Hands-on: Matrix-free CG solver
In this hands-on we analyze a conjugate-gradient (CG) linear solver which is derived from the popular HPCG benchmark. It is "matrix free" because it does not actually store the coefficient matrix; the matrix is hard-coded so that the sparse MVM kernel is actually a Jacobi-like stencil update scheme.
Preparation
Copy the source files to your home directory via
$ cp -a ~g64g0000/MFCG ~
Build and run
There are C and F90 source codes available in the C/ and F90/ folders. Build the executable from C with:
$ icx -Ofast -xHost -std=c99 -o ./mfcg ./mfcg.c
In case of Fortran you need (we are using the old intel Fortran compiler because the new one [ifx] does not support gprof profiling):
$ icx -c timingC.c
$ ifort -Ofast -xHost -o ./mfcg timingC.o ./mfcg.f90
Test if it is working:
$ srun -u --cpu-freq=2400000-2400000:performance likwid-pin -c S0:2 ./mfcg 8000 20000
(Note: The "-u" switch is to disable SLURM output buffering so that you can see each step of the algorithm right away). The problem size is specified as two numbers: The outer (first argument) and the inner dimension (second argument) of the grid. Performance-wise, this is important only for the stencil update part of the algorithm. The code implements a standard Conjugate-Gradient (CG) algorithm without a stored matrix, i.e., the matrix-vector multiplication is a stencil update sweep. Performance is printed in millions of lattice site updates per second. This number pertains to the whole algorithm, not just the stencil update.
Performance Engineering
Time profile
Compile the code with the -pg switch to instrument with gprof (works fine with ifort, too):
$ icx -Ofast -xhost -std=c99 -pg -o ./mfcg ./mfcg.c
After running the the code you end up with a gmon.out file, which can be converted to readable form by the gprof tool
$ gprof ./mfcg
The result is a "flat profile" and a "butterfly graph" of the application. look at the flat profile and think about what went wrong here. Fix it and do the profile again.

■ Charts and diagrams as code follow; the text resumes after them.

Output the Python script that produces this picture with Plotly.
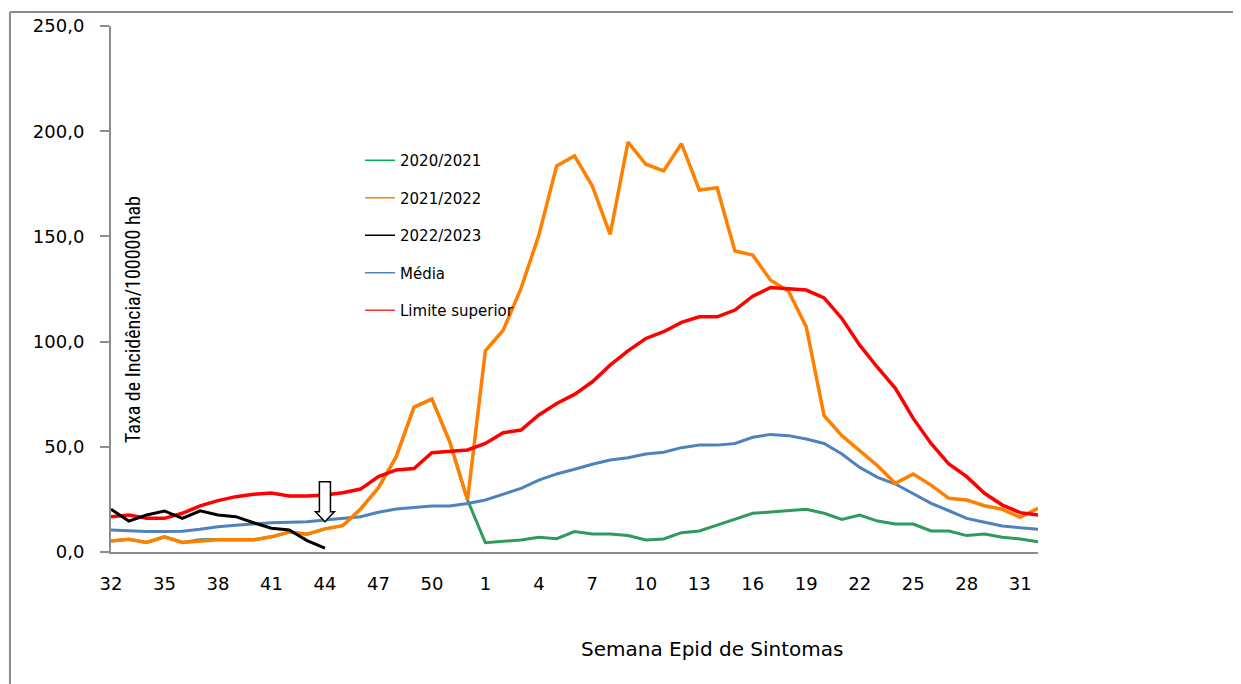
import plotly.graph_objects as go

# Epidemiological weeks (season runs from week 32 to week 32 of the next year)
weeks = [32, 33, 34, 35, 36, 37, 38, 39, 40, 41, 42, 43, 44, 45, 46, 47, 48, 49, 50, 51, 52,
         1, 2, 3, 4, 5, 6, 7, 8, 9, 10, 11, 12, 13, 14, 15, 16, 17, 18, 19, 20,
         21, 22, 23, 24, 25, 26, 27, 28, 29, 30, 31, 32]

s2020_2021 = [5.2, 6.0, 4.5, 7.2, 4.5, 5.8, 6.0, 5.8, 5.8, 7.2, 9.5, 8.5, 11.0, 12.5, 20.4, 30.5, 45.3, 68.9, 72.7, 52.4, 24.7,
              4.4, 4.9, 5.7, 7.0, 6.3, 9.7, 8.6, 8.6, 7.8, 5.7, 6.2, 9.2, 10.0, 12.8, 15.7, 18.4, 19.0, 19.6, 20.3, 18.4,
              15.5, 17.6, 14.7, 13.3, 13.3, 10.0, 10.0, 7.8, 8.6, 7.0, 6.2, 4.9]

s2021_2022 = [5.2, 6.0, 4.5, 7.2, 4.5, 5.3, 5.8, 5.8, 5.8, 7.2, 9.5, 8.5, 11.0, 12.5, 20.4, 30.5, 45.3, 68.9, 72.7, 52.4, 24.7,
              95.6, 105.4, 125.3, 150.6, 183.5, 188.3, 173.9, 150.9, 194.8, 184.3, 181.1, 194.1, 172.0, 173.1, 143.1, 141.1, 129.2, 124.1, 107.0, 64.8,
              55.3, 48.1, 41.0, 32.6, 37.1, 31.8, 25.5, 24.7, 22.0, 20.3, 16.5, 20.8]

s2022_2023 = [20.3, 14.7, 17.6, 19.5, 16.0, 19.6, 17.6, 16.8, 13.9, 11.3, 10.5, 5.4, 1.8]

media = [10.5, 10.0, 9.8, 9.8, 9.9, 10.8, 12.0, 12.7, 13.3, 13.9, 14.1, 14.4, 15.2, 16.0, 16.8, 18.9, 20.4, 21.2, 21.9, 21.9, 23.1,
         24.7, 27.6, 30.2, 34.2, 37.1, 39.3, 41.7, 43.7, 44.8, 46.6, 47.4, 49.6, 50.8, 50.8, 51.6, 54.5, 55.9, 55.3, 53.7, 51.6,
         46.6, 40.2, 35.5, 32.3, 27.6, 23.1, 19.6, 16.0, 14.1, 12.4, 11.5, 10.8]

limite_superior = [16.8, 17.6, 16.0, 16.0, 18.4, 21.9, 24.4, 26.3, 27.4, 28.0, 26.6, 26.6, 27.1, 28.2, 29.9, 35.8, 39.0, 39.7, 47.2, 48.0, 48.5,
                   51.6, 56.7, 58.0, 65.1, 70.6, 74.9, 80.9, 88.8, 95.6, 101.5, 104.7, 109.1, 111.8, 111.8, 115.0, 121.6, 125.7, 124.9, 124.5, 120.8,
                   111.0, 98.3, 87.7, 77.8, 63.5, 51.6, 41.8, 35.8, 27.9, 22.3, 18.7, 17.6]

series_names = ["2020/2021", "2021/2022", "2022/2023", "Média", "Limite superior"]
line_colors = ["#2E9A5C", "#FF8000", "#000000", "#4F81BD", "#FF0000"]
legend_colors = ["#00B050", "#FF8000", "#000000", "#4F81BD", "#FF3333"]
line_widths = [3, 3.5, 3, 3, 3.5]

arrow_week_index = 12  # week 44 of the current season

x_idx = list(range(len(weeks)))
tick_idx = x_idx[::3]
tick_txt = [str(weeks[i]) for i in tick_idx]

all_series = [s2020_2021, s2021_2022, s2022_2023, media, limite_superior]
draw_order = [0, 3, 1, 4, 2]

fig = go.Figure()
for k in draw_order:
    vals = all_series[k]
    fig.add_trace(go.Scatter(
        x=x_idx[:len(vals)], y=vals, mode="lines", showlegend=False,
        line=dict(color=line_colors[k], width=line_widths[k]),
        name=series_names[k], hoverinfo="skip"))

for k, nm in enumerate(series_names):
    fig.add_trace(go.Scatter(
        x=[None], y=[None], mode="lines", name=nm, legendgroup=nm,
        line=dict(color=legend_colors[k], width=1.5)))

# Down arrow marker
cx = arrow_week_index
sw, hw = 0.31, 0.53
y_top, y_neck, y_tip = 33.4, 19.1, 14.4
arrow_path = (f"M {cx-sw},{y_top} L {cx+sw},{y_top} L {cx+sw},{y_neck} L {cx+hw},{y_neck} "
              f"L {cx},{y_tip} L {cx-hw},{y_neck} L {cx-sw},{y_neck} Z")
fig.add_shape(type="path", path=arrow_path, xref="x", yref="y",
              fillcolor="white", line=dict(color="black", width=1.5), layer="above")

# Outer frame (top and left edges)
fig.add_shape(type="line", xref="paper", yref="paper", x0=-0.109, x1=1.25, y0=1.0266, y1=1.0266,
              line=dict(color="#8C8C8C", width=2))
fig.add_shape(type="line", xref="paper", yref="paper", x0=-0.109, x1=-0.109, y0=1.0266, y1=-0.30,
              line=dict(color="#8C8C8C", width=2))

fig.add_annotation(text="Taxa de Incidência/100000 hab", xref="paper", yref="paper",
                   x=(133 - 111) / 927, y=(552 - 320) / 526, textangle=-90,
                   showarrow=False, xanchor="center", yanchor="middle",
                   font=dict(family="Liberation Sans Narrow, Roboto Condensed, Liberation Sans", size=20, color="#000000"))
fig.add_annotation(text="Semana Epid de Sintomas", xref="paper", yref="paper",
                   x=(712 - 111) / 927, y=(552 - 649) / 526,
                   showarrow=False, xanchor="center", yanchor="middle",
                   font=dict(family="DejaVu Sans", size=20, color="#000000"))

fig.update_layout(
    width=1241, height=684,
    margin=dict(l=103, r=211, t=18, b=140, autoexpand=False),
    paper_bgcolor="white", plot_bgcolor="white",
    separators=", ",
    showlegend=True,
    legend=dict(x=(360 - 111) / 927, y=(552 - 144) / 526, xanchor="left", yanchor="top",
                bgcolor="rgba(0,0,0,0)", tracegroupgap=15,
                font=dict(family="DejaVu Sans", size=15, color="#000000")),
    xaxis=dict(range=[0, len(weeks) - 1], tickvals=tick_idx, ticktext=tick_txt, automargin=False,
               showgrid=False, zeroline=False, showline=True, linecolor="#8C8C8C", linewidth=2,
               ticks="", ticklabelstandoff=14,
               tickfont=dict(family="DejaVu Sans", size=18, color="#000000")),
    yaxis=dict(range=[0, 250], tickvals=[0, 50, 100, 150, 200, 250], tickformat=".1f", automargin=False,
               showgrid=False, zeroline=False, showline=True, linecolor="#8C8C8C", linewidth=2,
               ticks="outside", ticklen=9, tickcolor="#8C8C8C", tickwidth=1.5, ticklabelstandoff=12,
               tickfont=dict(family="DejaVu Sans", size=18, color="#000000")),
)

fig.write_html("out.html")
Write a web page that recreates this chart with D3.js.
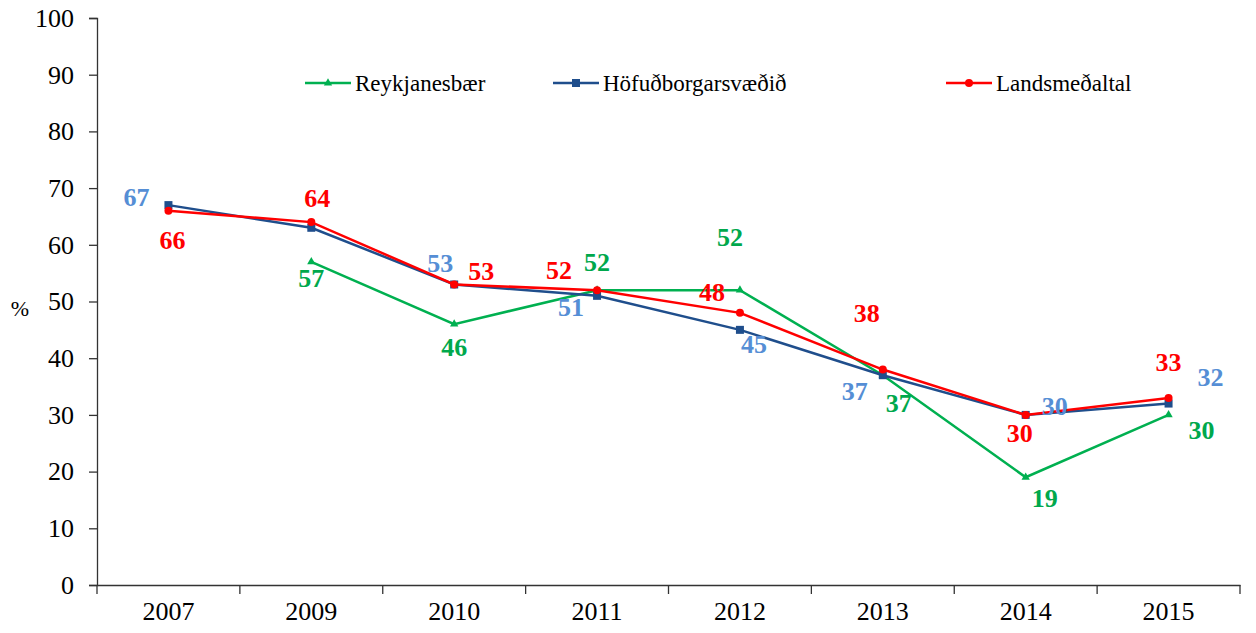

What is the "hot spot" of the program?
-- END of part 1 ----------------------------------------------------------------------------------------------------------------
OpenMP parallelization
The code already has OpenMP directives. Add the "-qopenmp" option to the compiler command line to activate OpenMP. Run the code on the physical cores of one ccNUMA domain. What is the performance on the full domain as compared to the serial version? Do you have a hypothesis about what the bottleneck might be?
Do and end-to-end performance counter measurement of the memory bandwidth of the program:
$ srun -u --cpu-freq=2400000-2400000:performance likwid-perfctr -C S0:0-17 -g MEM ./mfcg 8000 20000
Remembering what you learned about the memory bandwidth of a socket in the hands-on about the BWBENCH code, is your hypothesis confirmed?
Make a Roofline model of the hot spot loop you have identified above.
Performance profiling
Instrument the hot spot loop in
the source code with the LIKWID marker API (there are some source files
there to help you). Note that the header file is called
"likwid-marker.h" since LIKWID version 5. For threaded code,
LIKWID_MARKER_START() must be called from every executing thread!
(Fortran programmers please look at https://github.com/RRZE-HPC/likwid/wiki/TutorialMarkerF90).
Build the new version with:
$ icx -qopenmp -Ofast -xhost -std=c99 -DLIKWID_PERFMON -o ./mfcg $LIKWID_INC ./mfcg-marker.c $LIKWID_LIB -llikwid
or:
$ ifort -qopenmp -Ofast -xhost -o ./mfcg $LIKWID_INC ./mfcg-marker.f90 $LIKWID_LIB -llikwid timingC.o
Test your new version using:
$ srun -u --cpu-freq=2400000-2400000:performance likwid-perfctr -C S0:0-17 -g MEM_DP -m ./mfcg 8000 20000
Does the hot spot loop run according to your Roofline prediction?
Validate your model by checking your data traffic volume prediction.
Hint: The size of one vector in the code is the product of the two
command line arguments; the number of times your hotspot loop is
executed is given in the likwid-perfctr output. You can take it from
there )
If you have the time you can continue the analysis with the other important loops in the code. Does your code's performance scale from one socket to two?
Analysis, Optimization, and Validation
Can you think of an optimization that would improve the performance of the entire algorithm? Think about what the overall bottleneck is and how you can reduce the "pressure" on this bottleneck.
You don't have to go all the way with this. Implement something of which you know it will improve performance. Try to validate the effect with measurements.